Guerra /

È allarme sicurezza in Iraq in seguito al ritorno su territorio iracheno dei famigliari dei jihadisti ormai sconfitti dalle truppe curde nel nord est della Siria.

Il primo ministro iracheno Adel Abdul Mahdi ha lanciato l’allarme durante la conferenza stampa settimanale a Baghdad avvertendo che ulteriori misure di sicurezza verranno predisposte al fine di evitare che i famigliari dei jihadisti possano minacciare la sicurezza e la stabilità futura del Paese.

“Intendiamo rispettare i diritti umani di tutti ma non possiamo accumunare le famiglie di coloro che sono stati oggetto delle violenze dell’Isis e le famiglie di coloro i quali hanno combattuto nelle file del Califfato”, ha dichiarato il Primo ministro iracheno. “Abbiamo il dovere di supportare le famiglie vittime del Daesh e aiutarle a tornare a casa propria il prima possibile. Un trattamento speciale però dovrà essere riservato alle famiglie dei combattenti dello Stato islamico poiché non vi è una grande differenza tra loro e lo Stato islamico stesso”, ha continuato Adel Abdul Mahdi come riportato dall’agenzia Rudaw.

L’Iraq come alleato per la gestione dei prigionieri dell’Isis

Il Primo ministro ha poi promesso la massima collaborazione con gli altri Stati per la gestione dei prigionieri dell’Isis. Ha dichiarato che l’Iraq potrebbe venire in soccorso degli Stati di provenienza dei foreign fighters e trasportarli dalla Siria su territorio iracheno per essere processati dalle autorità giudiziarie irachene. Su esplicita richiesta, l’Iraq potrebbe anche rimpatriare le centinaia di ex combattenti del Califfato negli Stati di provenienza dei jihadisti, tra cui anche molte nazioni europee.

La dichiarazione del leader sciita di Baghdad avviene in seguito all’accordo tra il Presidente iracheno Barham Saleh e il presidente francese Emmanuel Macron sulla gestione di 18 estremisti islamici con cittadinanza francese che si erano arruolate nelle fila dello Stato islamico in Siria. L’accordo tra Parigi e Baghdad prevede il loro trasporto dalle prigioni curde del nord est della Siria a Baghdad, dove verranno processati secondo le leggi irachene che prevedono anche la pena di morte. Tale accordo sarebbe particolarmente gradito a Parigi poiché salverebbe le autorità francesi dall’annoso problema del rimpatrio, del processo e dell’eventuale riabilitazione nelle carceri francesi dei jihadisti.

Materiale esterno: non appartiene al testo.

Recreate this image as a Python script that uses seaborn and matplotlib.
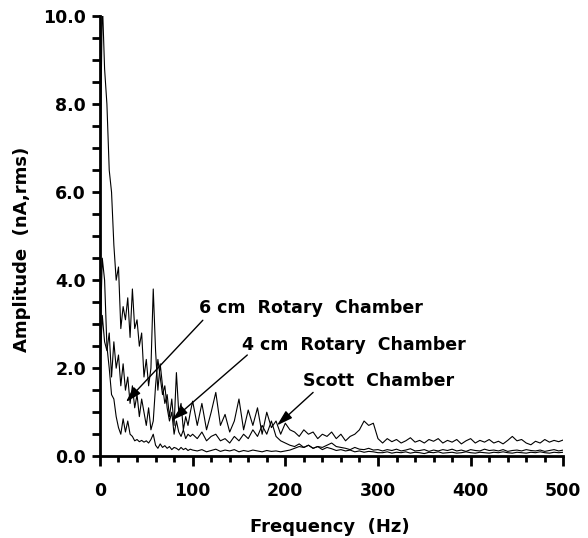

Il problema delle carceri curde

Sarebbero circa 800 i foreign fighters nelle prigioni dei curdi siriani a cui bisogna aggiungere circa 2000 tra mogli e bambini. I curdi più volte hanno chiesto con forza ai paesi di provenienza dei combattenti stranieri di riprendersi i loro cittadini per processarli e incarcerarli. Il presidente americano Donald Trump ha minacciato i Paesi occidentali di liberare i jihadisti qualora non venissero rimpatriati. “Gli Stati Uniti stanno chiedendo a Gran Bretagna, Francia, Germania e altri alleati europei di prendersi gli 800 combattenti dell’Isis che abbiamo catturato in Siria e di processarli. Il Califfato è pronto a cadere. L’alternativa potrebbe essere il loro rilascio”, ha twittato Trump.

Nei paesi europei si è aperto il dibattito sul possibile rimpatrio dei propri jihadisti e dei loro familiari. Nel Regno Unito, ad una donna prigioniera dei curdi che nel 2015 ha lasciato il suolo inglese per andare in Siria, è stata tolta la cittadinanza britannica per evitare il suo ritorno. Un monito a tutti gli ex jihadisti inglesi che volessero richiedere di essere processati secondo le leggi del governo di Sua Maestà, sicuramente più tenui di quelle irachene o siriane. In Francia, Germania e Italia, i governi al momento stanno cercando di evitare di affrontare direttamente il problema dei prigionieri dell’Isis. Si ritiene che potrebbero divenire una minaccia per la sicurezza nazionale considerato il loro addestramento militare e anche se incarcerati, potrebbero diffondere il loro radicalismo islamico all’interno delle prigioni.

La soluzione che potrebbe mettere d’accordo molti attori statuali e non, potrebbe essere quella di dare all’Iraq il compito di creare una sorta di Norimberga dell’Isis sgravando molti paesi occidentali del problema della gestione e del processo dei foreign fighters. Problema che nessun Paese intende affrontare all’interno dei propri confini nazionali.